* Required work: Isolate every line in the data with the string "matplotlib" and copy it.

* Data section:
────────
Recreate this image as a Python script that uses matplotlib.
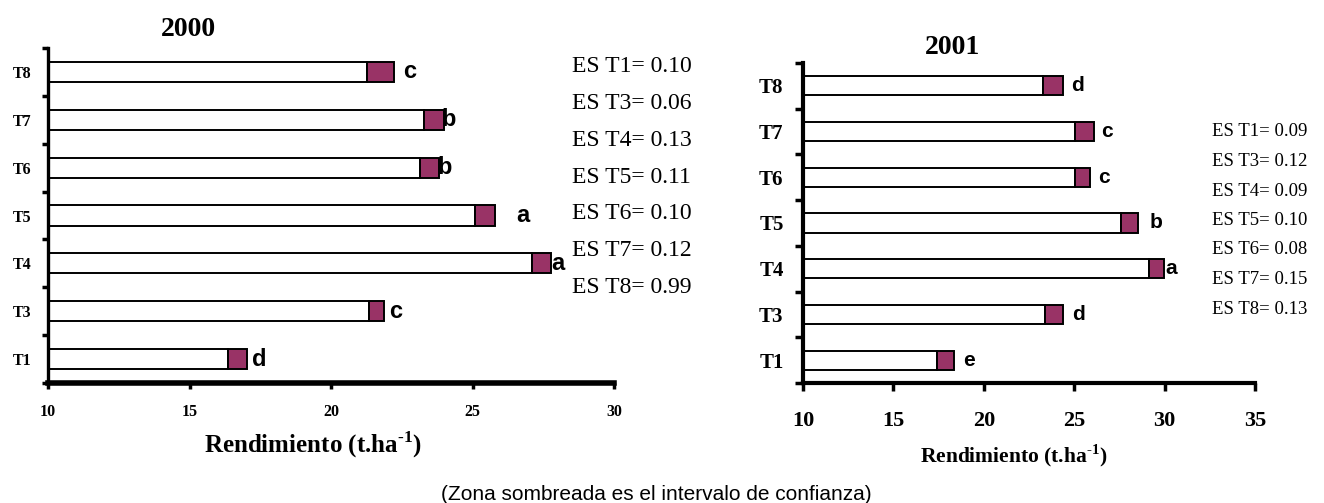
import matplotlib
matplotlib.use("Agg")
from matplotlib import pyplot as plt
import numpy as np

plt.rcParams['font.family'] = ['Liberation Serif', 'DejaVu Serif']
plt.rcParams['mathtext.fontset'] = 'custom'
plt.rcParams['mathtext.rm'] = 'Liberation Serif:bold'
plt.rcParams['mathtext.bf'] = 'Liberation Serif:bold'

# datos (de abajo hacia arriba)
tratamientos = ['T1', 'T3', 'T4', 'T5', 'T6', 'T7', 'T8']

inf_2000 = [16.35, 21.34, 27.09, 25.09, 23.13, 23.28, 21.26]
sup_2000 = [17.03, 21.88, 27.79, 25.79, 23.83, 23.98, 22.22]
letras_2000 = ['d', 'c', 'a', 'a', 'b', 'b', 'c']
xletra_2000 = [17.2, 22.05, 27.77, 26.55, 23.75, 23.9, 22.55]
es_2000 = [0.10, 0.06, 0.13, 0.11, 0.10, 0.12, 0.99]

inf_2001 = [17.41, 23.37, 29.13, 27.58, 25.07, 25.07, 23.27]
sup_2001 = [18.36, 24.38, 29.94, 28.51, 25.90, 26.12, 24.38]
letras_2001 = ['e', 'd', 'a', 'b', 'c', 'c', 'd']
xletra_2001 = [18.84, 24.9, 30.06, 29.17, 26.34, 26.5, 24.81]
es_2001 = [0.09, 0.12, 0.09, 0.10, 0.08, 0.15, 0.13]

PURPURA = '#993366'
W, H = 1324, 503
XLABEL = 'Rendimiento (t.ha$^{\\text{-}1}$)'


def px(x, y):
    # pixeles -> fraccion de figura
    return x / W, 1 - y / H


def panel(ax, inf, sup, letras, xletra, xmax, ysize, xsize, lsize, lw_bottom, lw_left, tlen, ypad, xpad):
    y = np.arange(len(tratamientos))
    inf = np.array(inf)
    sup = np.array(sup)
    ax.barh(y, inf - 10, left=10, height=0.42, color='white', edgecolor='black', linewidth=1.4, zorder=2)
    ax.barh(y, sup - inf, left=inf, height=0.42, color=PURPURA, edgecolor='black', linewidth=1.4, zorder=3)
    for yi, l, xl in zip(y, letras, xletra):
        ax.text(xl, yi, l, ha='left', va='center', fontsize=lsize, fontweight='bold',
                family=['Liberation Sans', 'DejaVu Sans'], zorder=4)
    ax.set_xlim(10, xmax)
    ax.set_ylim(-0.5, len(tratamientos) - 0.5)
    ax.set_xticks(np.arange(10, xmax + 1, 5))
    ax.set_yticks(np.arange(len(tratamientos) + 1) - 0.5)
    ax.set_yticklabels([])
    ax.set_yticks(y, minor=True)
    ax.set_yticklabels(tratamientos, minor=True, fontsize=ysize, fontweight='bold')
    ax.tick_params(axis='y', which='minor', length=0, pad=ypad)
    ax.tick_params(axis='y', which='major', length=tlen, width=2.5)
    ax.tick_params(axis='x', length=tlen, width=2.5, labelsize=xsize, pad=xpad)
    for t in ax.get_xticklabels():
        t.set_fontweight('bold')
    for s in ['top', 'right']:
        ax.spines[s].set_visible(False)
    ax.spines['bottom'].set_linewidth(lw_bottom)
    ax.spines['left'].set_linewidth(lw_left)
    ax.patch.set_alpha(0)


fig = plt.figure(figsize=(13.24, 5.03), dpi=100)

# 2000
x0, y1 = px(48, 48)
x1, y0 = px(614, 383)
ax1 = fig.add_axes([x0, y0, x1 - x0, y1 - y0])
panel(ax1, inf_2000, sup_2000, letras_2000, xletra_2000, 30, 11.5, 11.5, 17, 4, 2.4, 4, 12, 11)
ax1.text(0.468, -0.185, XLABEL, transform=ax1.transAxes,
         ha='center', va='center', fontsize=18, fontweight='bold')
fig.text(*px(188, 30), '2000', ha='center', va='center', fontsize=20, fontweight='bold')
for i, (t, v) in enumerate(zip(tratamientos, es_2000)):
    fig.text(*px(572, 67 + 36.7 * i), 'ES %s= %.2f' % (t, v), ha='left', va='center', fontsize=17)

# 2001
x0, y1 = px(803, 63)
x1, y0 = px(1255, 383)
ax2 = fig.add_axes([x0, y0, x1 - x0, y1 - y0])
panel(ax2, inf_2001, sup_2001, letras_2001, xletra_2001, 35, 15, 16, 15, 3, 3, 6, 14, 14)
ax2.text(0.467, -0.228, XLABEL, transform=ax2.transAxes,
         ha='center', va='center', fontsize=15.5, fontweight='bold')
fig.text(*px(953, 47), '2001', ha='center', va='center', fontsize=20, fontweight='bold')
for i, (t, v) in enumerate(zip(tratamientos, es_2001)):
    fig.text(*px(1212, 132 + 29.5 * i), 'ES %s= %.2f' % (t, v), ha='left', va='center', fontsize=13.5)

fig.text(*px(656, 494), '(Zona sombreada es el intervalo de confianza)', ha='center', va='center',
         fontsize=15, family=['Liberation Sans', 'DejaVu Sans'])

fig.savefig('out.png', dpi=100)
────────
* Written solution:
Recreate this image as a Python script that uses matplotlib.
import matplotlib
matplotlib.use("Agg")
from matplotlib import pyplot as plt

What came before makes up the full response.